Copy each line of the material below that includes the string "this".

-- RECORDS SHOWN --
________
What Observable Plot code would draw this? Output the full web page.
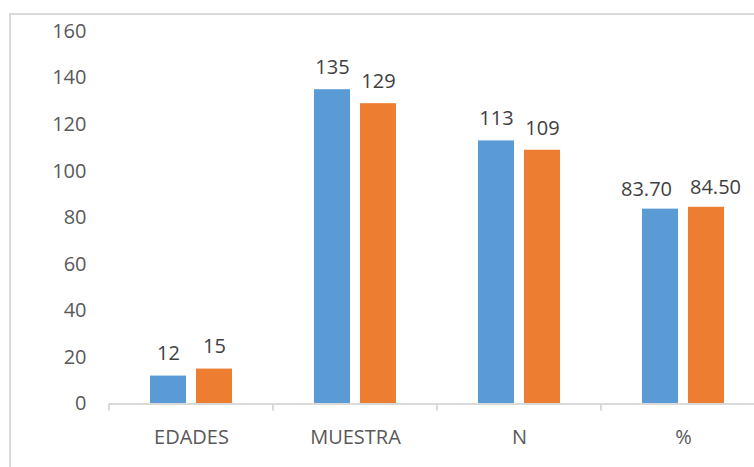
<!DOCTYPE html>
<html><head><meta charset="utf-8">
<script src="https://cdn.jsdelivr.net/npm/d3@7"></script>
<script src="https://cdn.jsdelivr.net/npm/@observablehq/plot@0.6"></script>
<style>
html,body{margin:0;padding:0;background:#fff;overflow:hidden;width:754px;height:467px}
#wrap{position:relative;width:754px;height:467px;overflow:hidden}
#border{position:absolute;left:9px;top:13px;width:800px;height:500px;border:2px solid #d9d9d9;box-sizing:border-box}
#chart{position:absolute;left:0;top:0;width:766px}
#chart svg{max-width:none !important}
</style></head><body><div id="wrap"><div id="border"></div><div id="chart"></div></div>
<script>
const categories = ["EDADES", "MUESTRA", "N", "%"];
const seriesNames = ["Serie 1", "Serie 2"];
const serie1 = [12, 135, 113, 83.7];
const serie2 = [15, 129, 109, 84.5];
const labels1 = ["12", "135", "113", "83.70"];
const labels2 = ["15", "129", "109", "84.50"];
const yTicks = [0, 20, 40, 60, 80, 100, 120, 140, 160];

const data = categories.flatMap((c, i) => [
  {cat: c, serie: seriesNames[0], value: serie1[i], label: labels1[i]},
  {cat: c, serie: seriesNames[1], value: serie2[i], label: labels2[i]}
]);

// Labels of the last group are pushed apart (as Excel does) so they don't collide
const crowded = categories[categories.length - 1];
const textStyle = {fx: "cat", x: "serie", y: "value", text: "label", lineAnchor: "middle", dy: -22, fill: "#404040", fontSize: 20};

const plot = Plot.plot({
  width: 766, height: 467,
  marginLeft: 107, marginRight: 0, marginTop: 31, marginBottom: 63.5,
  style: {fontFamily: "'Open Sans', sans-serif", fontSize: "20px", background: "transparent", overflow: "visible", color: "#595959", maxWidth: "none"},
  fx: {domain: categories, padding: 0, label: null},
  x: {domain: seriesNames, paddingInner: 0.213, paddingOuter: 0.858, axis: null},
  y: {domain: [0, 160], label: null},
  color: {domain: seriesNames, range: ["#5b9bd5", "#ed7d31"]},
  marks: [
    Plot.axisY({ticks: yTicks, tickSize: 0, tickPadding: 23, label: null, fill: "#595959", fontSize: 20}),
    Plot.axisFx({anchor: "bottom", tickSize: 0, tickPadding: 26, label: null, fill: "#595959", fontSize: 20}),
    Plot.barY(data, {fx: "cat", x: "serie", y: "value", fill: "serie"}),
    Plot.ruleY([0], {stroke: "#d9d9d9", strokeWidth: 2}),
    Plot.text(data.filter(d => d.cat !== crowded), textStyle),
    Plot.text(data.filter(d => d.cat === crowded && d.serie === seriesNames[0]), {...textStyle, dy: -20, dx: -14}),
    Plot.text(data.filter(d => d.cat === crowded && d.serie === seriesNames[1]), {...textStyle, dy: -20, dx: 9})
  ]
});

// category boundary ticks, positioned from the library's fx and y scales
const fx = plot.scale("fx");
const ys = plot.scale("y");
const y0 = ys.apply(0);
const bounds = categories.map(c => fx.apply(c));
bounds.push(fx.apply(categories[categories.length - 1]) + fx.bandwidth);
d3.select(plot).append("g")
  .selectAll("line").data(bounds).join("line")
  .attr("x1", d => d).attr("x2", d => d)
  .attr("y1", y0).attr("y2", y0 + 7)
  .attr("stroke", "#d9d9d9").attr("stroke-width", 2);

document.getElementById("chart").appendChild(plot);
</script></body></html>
________
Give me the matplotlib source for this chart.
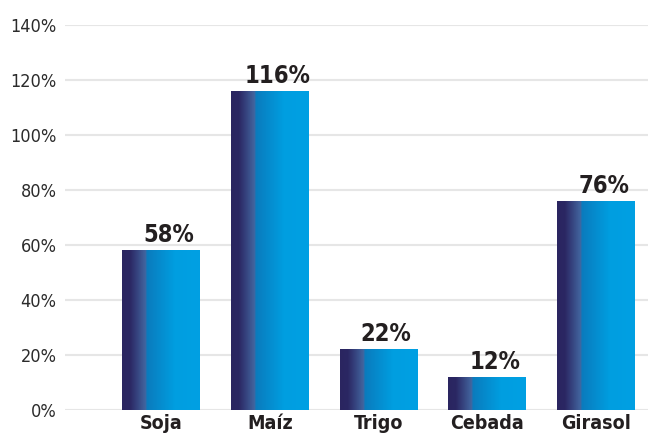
________
-- WORKED SOLUTION --
What Observable Plot code would draw this? Output the full web page.
Give me the matplotlib source for this chart.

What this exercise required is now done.